◆ Exercise prompt
Pictures in the data below are not part of the copy; transcribe everything else exactly.

◆ Data provided
════════

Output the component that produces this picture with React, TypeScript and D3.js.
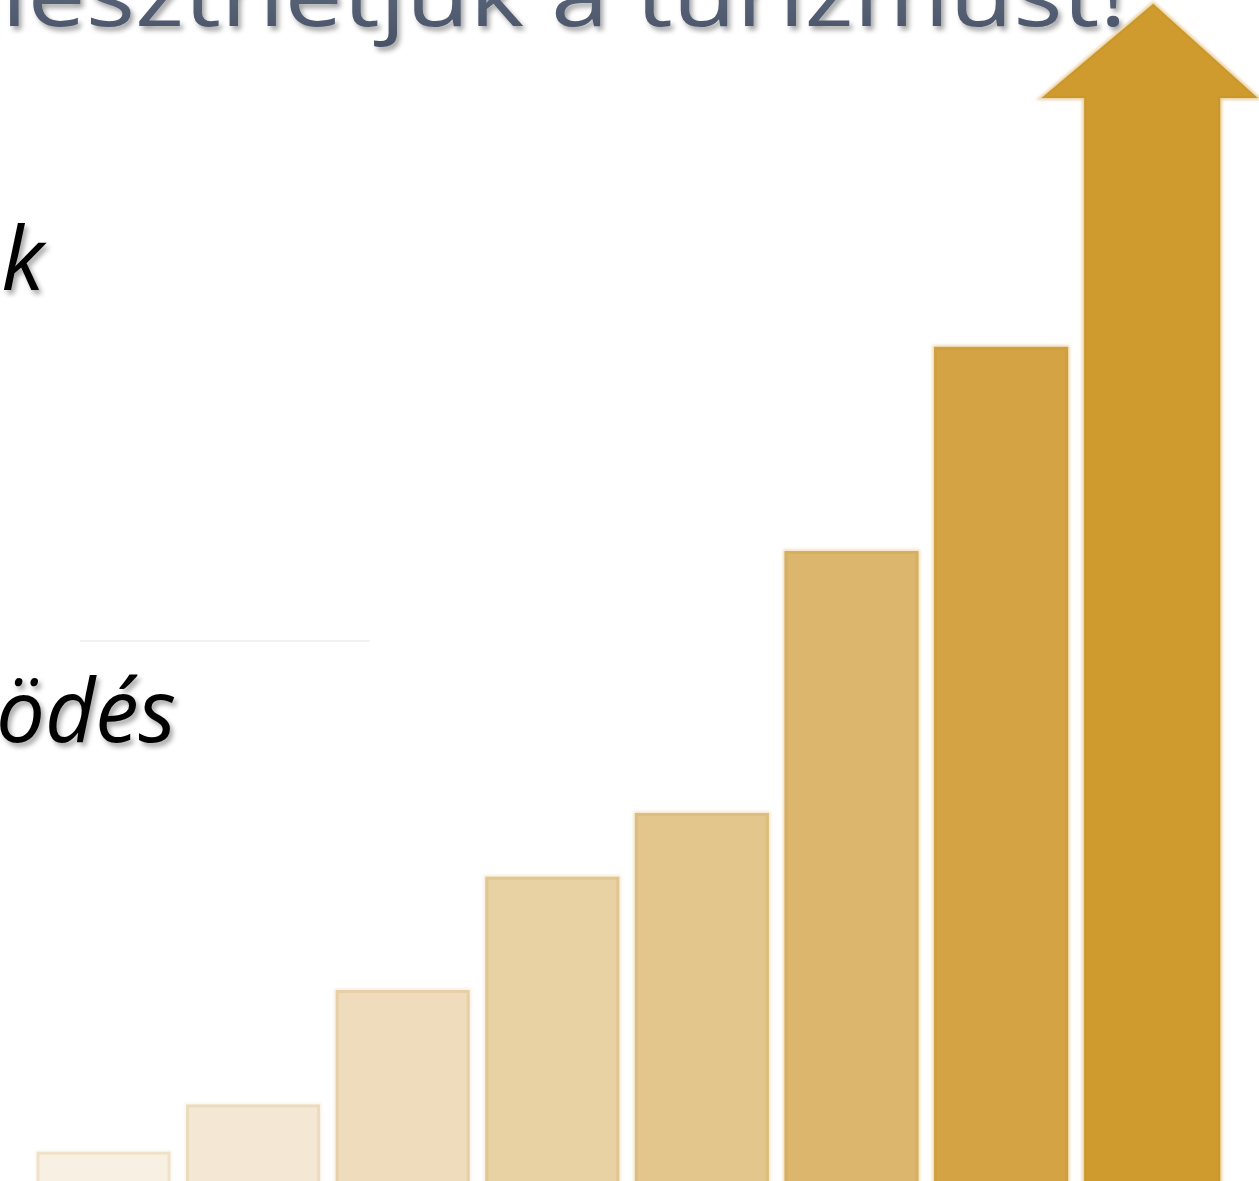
import React from "react";
import * as d3 from "d3";

const categories = ["1", "2", "3", "4", "5", "6", "7", "8"];
const values = [2.7, 6.7, 16.4, 26.0, 31.4, 53.6, 70.9, 100];
const barColors = ["#f8f0e2", "#f4e8d4", "#efdcbc", "#e8d1a2", "#e3c68c", "#dbb66c", "#d4a444", "#cf9a2e"];
const titleText = "fejleszthetjük a turizmust!";
const bulletTexts = ["k", "ödés"];

const W = 1259;
const H = 1181;

export default function App() {
  const x = d3.scaleBand<string>().domain(categories).range([28.7, 1225.5]).paddingInner(0.124).paddingOuter(0.062);
  const y = d3.scaleLinear().domain([0, 100]).range([1185, 5]);
  const n = categories.length;
  const lastCat = categories[n - 1];
  const bw = x.bandwidth();
  const ax = x(lastCat)!;
  const headBase = y(92.2);
  const shaftR = ax + bw + 3;
  const tipX = (ax + shaftR) / 2 + 1;
  const arrowPath = d3.path();
  arrowPath.moveTo(ax, y(0));
  arrowPath.lineTo(ax, headBase);
  arrowPath.lineTo(ax - 41, headBase);
  arrowPath.lineTo(tipX, y(values[n - 1]));
  arrowPath.lineTo(shaftR + 36, headBase);
  arrowPath.lineTo(shaftR, headBase);
  arrowPath.lineTo(shaftR, y(0));
  arrowPath.closePath();

  return (
    <svg width={W} height={H} style={{ position: "absolute", left: 0, top: 0, background: "#fff" }}>
      <defs>
        <filter id="ts" x="-10%" y="-20%" width="130%" height="160%">
          <feDropShadow dx="3" dy="4" stdDeviation="2.5" floodColor="#000" floodOpacity="0.35" />
        </filter>
        <filter id="glow" x="-10%" y="-10%" width="120%" height="120%">
          <feGaussianBlur stdDeviation="1.5" />
        </filter>
        <linearGradient id="tg" x1="0" y1="0" x2="0" y2="1">
          <stop offset="0" stopColor="#6b768b" />
          <stop offset="1" stopColor="#465064" />
        </linearGradient>
      </defs>
      <rect width={W} height={H} fill="#fff" />
      <line x1={80} x2={370} y1={641} y2={641} stroke="#f3f3f3" strokeWidth={2} />
      <text
        x={-118}
        y={26}
        textLength={1245}
        lengthAdjust="spacingAndGlyphs"
        fontFamily="'Open Sans', sans-serif"
        fontSize={88}
        fill="url(#tg)"
        filter="url(#ts)"
      >
        {titleText}
      </text>
      <text x={44} y={290} textAnchor="end" fontFamily="'Open Sans', sans-serif" fontStyle="italic" fontWeight={500} fontSize={87} fill="#000" filter="url(#ts)">
        {bulletTexts[0]}
      </text>
      <text x={176} y={742} textAnchor="end" fontFamily="'Open Sans', sans-serif" fontStyle="italic" fontWeight={500} fontSize={87} fill="#000" filter="url(#ts)">
        {bulletTexts[1]}
      </text>
      {categories.slice(0, n - 1).map((c, i) => {
        const bx = x(c)!;
        const by = y(values[i]);
        const col = barColors[i];
        const light = d3.interpolateRgb(col, "#ffffff")(0.55);
        const dark = d3.interpolateRgb(col, "#b07810")(0.12);
        return (
          <g key={c}>
            <rect x={bx - 3} y={by - 3} width={bw + 6} height={y(0) - by + 6} fill={light} filter="url(#glow)" />
            <rect x={bx} y={by} width={bw} height={y(0) - by} fill={col} stroke={dark} strokeWidth={3} />
          </g>
        );
      })}
      <path d={arrowPath.toString()} fill={d3.interpolateRgb(barColors[n - 1], "#ffffff")(0.55)} stroke={d3.interpolateRgb(barColors[n - 1], "#ffffff")(0.55)} strokeWidth={6} filter="url(#glow)" />
      <path d={arrowPath.toString()} fill={barColors[n - 1]} stroke={d3.interpolateRgb(barColors[n - 1], "#b07810")(0.12)} strokeWidth={2} />
    </svg>
  );
}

════════

◆ Answer in full
Output the component that produces this picture with React, TypeScript and D3.js.
import React from "react";
import * as d3 from "d3";

const categories = ["1", "2", "3", "4", "5", "6", "7", "8"];
const values = [2.7, 6.7, 16.4, 26.0, 31.4, 53.6, 70.9, 100];
const barColors = ["#f8f0e2", "#f4e8d4", "#efdcbc", "#e8d1a2", "#e3c68c", "#dbb66c", "#d4a444", "#cf9a2e"];
const titleText = "fejleszthetjük a turizmust!";
const bulletTexts = ["k", "ödés"];

const W = 1259;
const H = 1181;

export default function App() {
  const x = d3.scaleBand<string>().domain(categories).range([28.7, 1225.5]).paddingInner(0.124).paddingOuter(0.062);
  const y = d3.scaleLinear().domain([0, 100]).range([1185, 5]);
  const n = categories.length;
  const lastCat = categories[n - 1];
  const bw = x.bandwidth();
  const ax = x(lastCat)!;
  const headBase = y(92.2);
  const shaftR = ax + bw + 3;
  const tipX = (ax + shaftR) / 2 + 1;
  const arrowPath = d3.path();
  arrowPath.moveTo(ax, y(0));
  arrowPath.lineTo(ax, headBase);
  arrowPath.lineTo(ax - 41, headBase);
  arrowPath.lineTo(tipX, y(values[n - 1]));
  arrowPath.lineTo(shaftR + 36, headBase);
  arrowPath.lineTo(shaftR, headBase);
  arrowPath.lineTo(shaftR, y(0));
  arrowPath.closePath();

  return (
    <svg width={W} height={H} style={{ position: "absolute", left: 0, top: 0, background: "#fff" }}>
      <defs>
        <filter id="ts" x="-10%" y="-20%" width="130%" height="160%">
          <feDropShadow dx="3" dy="4" stdDeviation="2.5" floodColor="#000" floodOpacity="0.35" />
        </filter>
        <filter id="glow" x="-10%" y="-10%" width="120%" height="120%">
          <feGaussianBlur stdDeviation="1.5" />
        </filter>
        <linearGradient id="tg" x1="0" y1="0" x2="0" y2="1">
          <stop offset="0" stopColor="#6b768b" />
          <stop offset="1" stopColor="#465064" />
        </linearGradient>
      </defs>
      <rect width={W} height={H} fill="#fff" />
      <line x1={80} x2={370} y1={641} y2={641} stroke="#f3f3f3" strokeWidth={2} />
      <text
        x={-118}
        y={26}
        textLength={1245}
        lengthAdjust="spacingAndGlyphs"
        fontFamily="'Open Sans', sans-serif"
        fontSize={88}
        fill="url(#tg)"
        filter="url(#ts)"
      >
        {titleText}
      </text>
      <text x={44} y={290} textAnchor="end" fontFamily="'Open Sans', sans-serif" fontStyle="italic" fontWeight={500} fontSize={87} fill="#000" filter="url(#ts)">
        {bulletTexts[0]}
      </text>
      <text x={176} y={742} textAnchor="end" fontFamily="'Open Sans', sans-serif" fontStyle="italic" fontWeight={500} fontSize={87} fill="#000" filter="url(#ts)">
        {bulletTexts[1]}
      </text>
      {categories.slice(0, n - 1).map((c, i) => {
        const bx = x(c)!;
        const by = y(values[i]);
        const col = barColors[i];
        const light = d3.interpolateRgb(col, "#ffffff")(0.55);
        const dark = d3.interpolateRgb(col, "#b07810")(0.12);
        return (
          <g key={c}>
            <rect x={bx - 3} y={by - 3} width={bw + 6} height={y(0) - by + 6} fill={light} filter="url(#glow)" />
            <rect x={bx} y={by} width={bw} height={y(0) - by} fill={col} stroke={dark} strokeWidth={3} />
          </g>
        );
      })}
      <path d={arrowPath.toString()} fill={d3.interpolateRgb(barColors[n - 1], "#ffffff")(0.55)} stroke={d3.interpolateRgb(barColors[n - 1], "#ffffff")(0.55)} strokeWidth={6} filter="url(#glow)" />
      <path d={arrowPath.toString()} fill={barColors[n - 1]} stroke={d3.interpolateRgb(barColors[n - 1], "#b07810")(0.12)} strokeWidth={2} />
    </svg>
  );
}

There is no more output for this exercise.